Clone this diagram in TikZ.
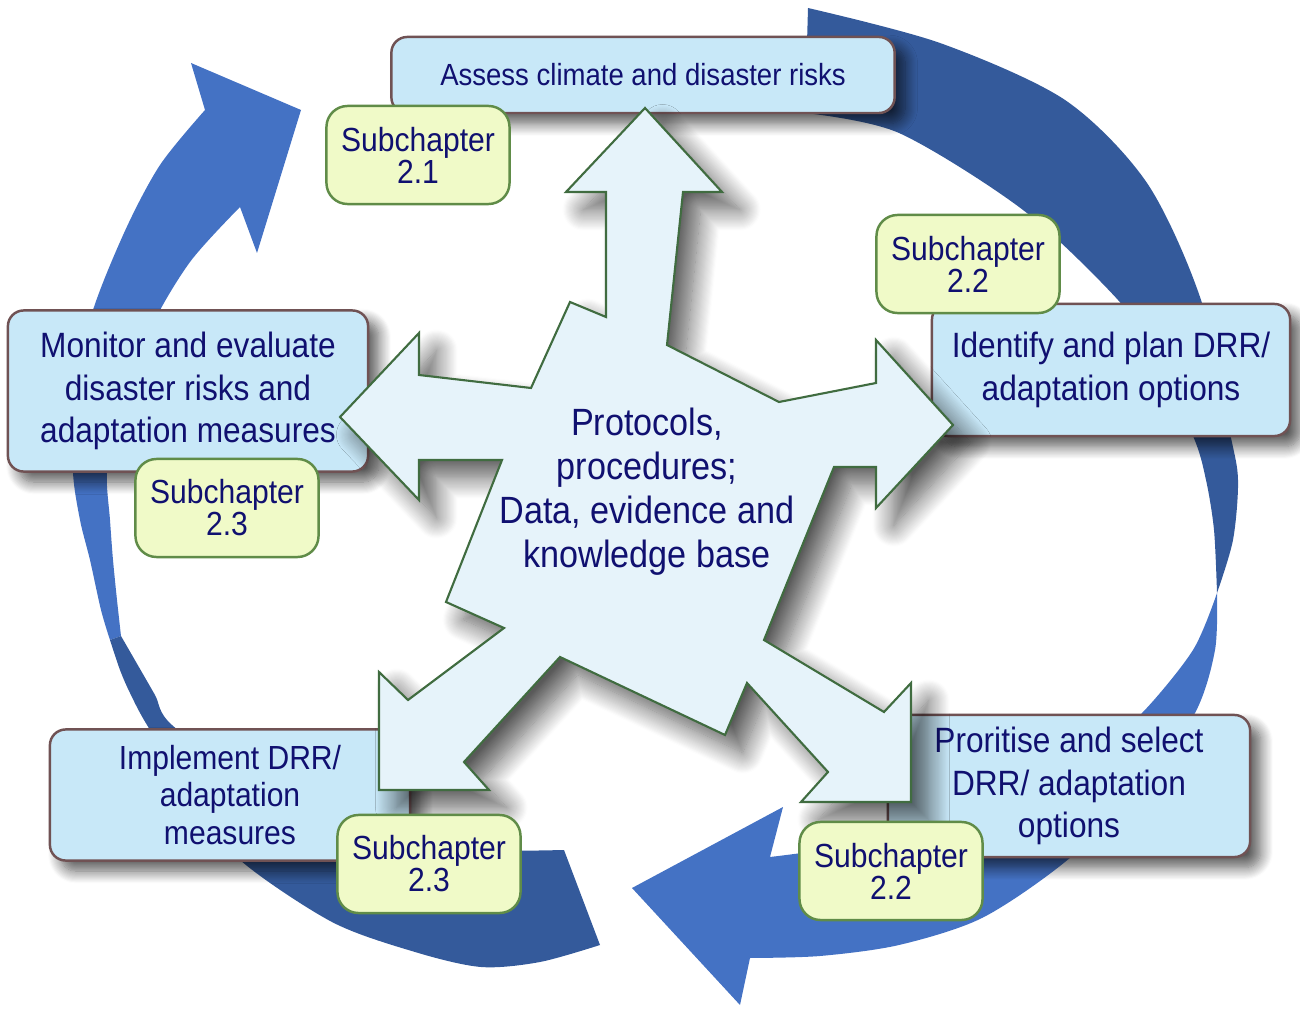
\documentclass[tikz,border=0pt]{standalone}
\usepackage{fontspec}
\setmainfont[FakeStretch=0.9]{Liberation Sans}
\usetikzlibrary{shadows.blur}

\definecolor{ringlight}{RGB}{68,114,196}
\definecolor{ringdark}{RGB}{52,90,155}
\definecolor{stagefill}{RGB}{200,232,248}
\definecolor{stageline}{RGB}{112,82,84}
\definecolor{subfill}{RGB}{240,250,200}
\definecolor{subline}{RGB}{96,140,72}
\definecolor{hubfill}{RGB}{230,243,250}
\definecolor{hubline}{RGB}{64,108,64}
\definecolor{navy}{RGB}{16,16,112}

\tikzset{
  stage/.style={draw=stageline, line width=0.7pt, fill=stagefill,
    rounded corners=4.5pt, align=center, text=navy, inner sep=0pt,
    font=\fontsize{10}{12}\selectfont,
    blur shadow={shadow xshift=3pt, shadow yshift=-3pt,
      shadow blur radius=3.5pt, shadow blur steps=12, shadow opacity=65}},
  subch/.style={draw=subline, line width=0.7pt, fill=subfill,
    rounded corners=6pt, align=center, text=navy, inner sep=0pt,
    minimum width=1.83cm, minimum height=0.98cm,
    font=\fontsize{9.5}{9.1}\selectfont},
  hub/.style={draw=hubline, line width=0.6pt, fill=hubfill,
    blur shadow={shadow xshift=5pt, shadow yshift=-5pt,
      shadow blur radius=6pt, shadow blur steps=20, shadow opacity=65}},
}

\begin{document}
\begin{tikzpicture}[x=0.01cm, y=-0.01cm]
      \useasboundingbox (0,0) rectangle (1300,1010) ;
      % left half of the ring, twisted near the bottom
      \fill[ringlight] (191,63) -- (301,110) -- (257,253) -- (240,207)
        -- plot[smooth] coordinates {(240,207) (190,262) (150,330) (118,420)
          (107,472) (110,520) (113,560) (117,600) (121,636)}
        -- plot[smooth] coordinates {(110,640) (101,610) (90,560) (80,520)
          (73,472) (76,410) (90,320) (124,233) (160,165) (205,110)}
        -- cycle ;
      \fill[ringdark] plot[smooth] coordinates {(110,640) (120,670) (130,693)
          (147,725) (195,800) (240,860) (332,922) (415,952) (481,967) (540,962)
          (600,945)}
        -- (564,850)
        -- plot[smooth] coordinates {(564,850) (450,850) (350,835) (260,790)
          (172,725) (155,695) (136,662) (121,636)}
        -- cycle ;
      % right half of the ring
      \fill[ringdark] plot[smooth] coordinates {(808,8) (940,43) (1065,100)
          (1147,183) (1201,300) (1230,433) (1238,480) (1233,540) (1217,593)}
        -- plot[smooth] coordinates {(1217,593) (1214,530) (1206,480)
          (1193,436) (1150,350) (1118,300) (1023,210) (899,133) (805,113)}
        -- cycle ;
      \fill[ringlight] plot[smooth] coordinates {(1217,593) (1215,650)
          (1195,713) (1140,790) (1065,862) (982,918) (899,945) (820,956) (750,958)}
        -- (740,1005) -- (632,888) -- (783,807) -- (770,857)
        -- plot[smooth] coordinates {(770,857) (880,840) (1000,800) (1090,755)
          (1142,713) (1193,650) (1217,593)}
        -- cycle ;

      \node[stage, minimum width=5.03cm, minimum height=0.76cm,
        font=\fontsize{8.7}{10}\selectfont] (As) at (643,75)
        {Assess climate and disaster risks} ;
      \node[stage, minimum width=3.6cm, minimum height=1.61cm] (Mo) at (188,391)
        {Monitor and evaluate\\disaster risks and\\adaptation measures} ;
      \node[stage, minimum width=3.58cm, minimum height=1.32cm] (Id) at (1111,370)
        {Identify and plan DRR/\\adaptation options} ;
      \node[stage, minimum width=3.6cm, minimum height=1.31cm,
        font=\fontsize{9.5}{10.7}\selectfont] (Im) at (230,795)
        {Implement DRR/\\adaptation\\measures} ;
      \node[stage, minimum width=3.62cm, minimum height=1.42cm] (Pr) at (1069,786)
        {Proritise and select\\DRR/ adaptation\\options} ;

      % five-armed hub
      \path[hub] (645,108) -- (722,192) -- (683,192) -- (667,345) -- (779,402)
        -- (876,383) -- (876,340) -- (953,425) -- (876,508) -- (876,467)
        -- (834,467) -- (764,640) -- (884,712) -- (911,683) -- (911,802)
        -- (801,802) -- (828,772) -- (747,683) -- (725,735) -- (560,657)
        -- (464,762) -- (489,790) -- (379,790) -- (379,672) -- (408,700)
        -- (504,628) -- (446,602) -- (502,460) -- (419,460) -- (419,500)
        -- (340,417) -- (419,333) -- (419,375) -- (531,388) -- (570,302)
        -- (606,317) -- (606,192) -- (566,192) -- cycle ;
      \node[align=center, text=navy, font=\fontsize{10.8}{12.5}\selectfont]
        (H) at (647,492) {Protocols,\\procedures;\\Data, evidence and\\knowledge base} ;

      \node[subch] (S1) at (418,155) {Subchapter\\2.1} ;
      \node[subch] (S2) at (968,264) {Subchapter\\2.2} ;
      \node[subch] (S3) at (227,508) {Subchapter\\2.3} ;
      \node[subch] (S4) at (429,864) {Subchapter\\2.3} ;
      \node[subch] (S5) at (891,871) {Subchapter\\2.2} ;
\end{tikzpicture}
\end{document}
--------------------------------
YOUR GOAL>
Omit the pictures and reproduce the listing exactly.

EXERCISE SOLUTION>
Clone this diagram in TikZ.
\documentclass[tikz,border=0pt]{standalone}
\usepackage{fontspec}
\setmainfont[FakeStretch=0.9]{Liberation Sans}
\usetikzlibrary{shadows.blur}

\definecolor{ringlight}{RGB}{68,114,196}
\definecolor{ringdark}{RGB}{52,90,155}
\definecolor{stagefill}{RGB}{200,232,248}
\definecolor{stageline}{RGB}{112,82,84}
\definecolor{subfill}{RGB}{240,250,200}
\definecolor{subline}{RGB}{96,140,72}
\definecolor{hubfill}{RGB}{230,243,250}
\definecolor{hubline}{RGB}{64,108,64}
\definecolor{navy}{RGB}{16,16,112}

\tikzset{
  stage/.style={draw=stageline, line width=0.7pt, fill=stagefill,
    rounded corners=4.5pt, align=center, text=navy, inner sep=0pt,
    font=\fontsize{10}{12}\selectfont,
    blur shadow={shadow xshift=3pt, shadow yshift=-3pt,
      shadow blur radius=3.5pt, shadow blur steps=12, shadow opacity=65}},
  subch/.style={draw=subline, line width=0.7pt, fill=subfill,
    rounded corners=6pt, align=center, text=navy, inner sep=0pt,
    minimum width=1.83cm, minimum height=0.98cm,
    font=\fontsize{9.5}{9.1}\selectfont},
  hub/.style={draw=hubline, line width=0.6pt, fill=hubfill,
    blur shadow={shadow xshift=5pt, shadow yshift=-5pt,
      shadow blur radius=6pt, shadow blur steps=20, shadow opacity=65}},
}

\begin{document}
\begin{tikzpicture}[x=0.01cm, y=-0.01cm]
      \useasboundingbox (0,0) rectangle (1300,1010) ;
      % left half of the ring, twisted near the bottom
      \fill[ringlight] (191,63) -- (301,110) -- (257,253) -- (240,207)
        -- plot[smooth] coordinates {(240,207) (190,262) (150,330) (118,420)
          (107,472) (110,520) (113,560) (117,600) (121,636)}
        -- plot[smooth] coordinates {(110,640) (101,610) (90,560) (80,520)
          (73,472) (76,410) (90,320) (124,233) (160,165) (205,110)}
        -- cycle ;
      \fill[ringdark] plot[smooth] coordinates {(110,640) (120,670) (130,693)
          (147,725) (195,800) (240,860) (332,922) (415,952) (481,967) (540,962)
          (600,945)}
        -- (564,850)
        -- plot[smooth] coordinates {(564,850) (450,850) (350,835) (260,790)
          (172,725) (155,695) (136,662) (121,636)}
        -- cycle ;
      % right half of the ring
      \fill[ringdark] plot[smooth] coordinates {(808,8) (940,43) (1065,100)
          (1147,183) (1201,300) (1230,433) (1238,480) (1233,540) (1217,593)}
        -- plot[smooth] coordinates {(1217,593) (1214,530) (1206,480)
          (1193,436) (1150,350) (1118,300) (1023,210) (899,133) (805,113)}
        -- cycle ;
      \fill[ringlight] plot[smooth] coordinates {(1217,593) (1215,650)
          (1195,713) (1140,790) (1065,862) (982,918) (899,945) (820,956) (750,958)}
        -- (740,1005) -- (632,888) -- (783,807) -- (770,857)
        -- plot[smooth] coordinates {(770,857) (880,840) (1000,800) (1090,755)
          (1142,713) (1193,650) (1217,593)}
        -- cycle ;

      \node[stage, minimum width=5.03cm, minimum height=0.76cm,
        font=\fontsize{8.7}{10}\selectfont] (As) at (643,75)
        {Assess climate and disaster risks} ;
      \node[stage, minimum width=3.6cm, minimum height=1.61cm] (Mo) at (188,391)
        {Monitor and evaluate\\disaster risks and\\adaptation measures} ;
      \node[stage, minimum width=3.58cm, minimum height=1.32cm] (Id) at (1111,370)
        {Identify and plan DRR/\\adaptation options} ;
      \node[stage, minimum width=3.6cm, minimum height=1.31cm,
        font=\fontsize{9.5}{10.7}\selectfont] (Im) at (230,795)
        {Implement DRR/\\adaptation\\measures} ;
      \node[stage, minimum width=3.62cm, minimum height=1.42cm] (Pr) at (1069,786)
        {Proritise and select\\DRR/ adaptation\\options} ;

      % five-armed hub
      \path[hub] (645,108) -- (722,192) -- (683,192) -- (667,345) -- (779,402)
        -- (876,383) -- (876,340) -- (953,425) -- (876,508) -- (876,467)
        -- (834,467) -- (764,640) -- (884,712) -- (911,683) -- (911,802)
        -- (801,802) -- (828,772) -- (747,683) -- (725,735) -- (560,657)
        -- (464,762) -- (489,790) -- (379,790) -- (379,672) -- (408,700)
        -- (504,628) -- (446,602) -- (502,460) -- (419,460) -- (419,500)
        -- (340,417) -- (419,333) -- (419,375) -- (531,388) -- (570,302)
        -- (606,317) -- (606,192) -- (566,192) -- cycle ;
      \node[align=center, text=navy, font=\fontsize{10.8}{12.5}\selectfont]
        (H) at (647,492) {Protocols,\\procedures;\\Data, evidence and\\knowledge base} ;

      \node[subch] (S1) at (418,155) {Subchapter\\2.1} ;
      \node[subch] (S2) at (968,264) {Subchapter\\2.2} ;
      \node[subch] (S3) at (227,508) {Subchapter\\2.3} ;
      \node[subch] (S4) at (429,864) {Subchapter\\2.3} ;
      \node[subch] (S5) at (891,871) {Subchapter\\2.2} ;
\end{tikzpicture}
\end{document}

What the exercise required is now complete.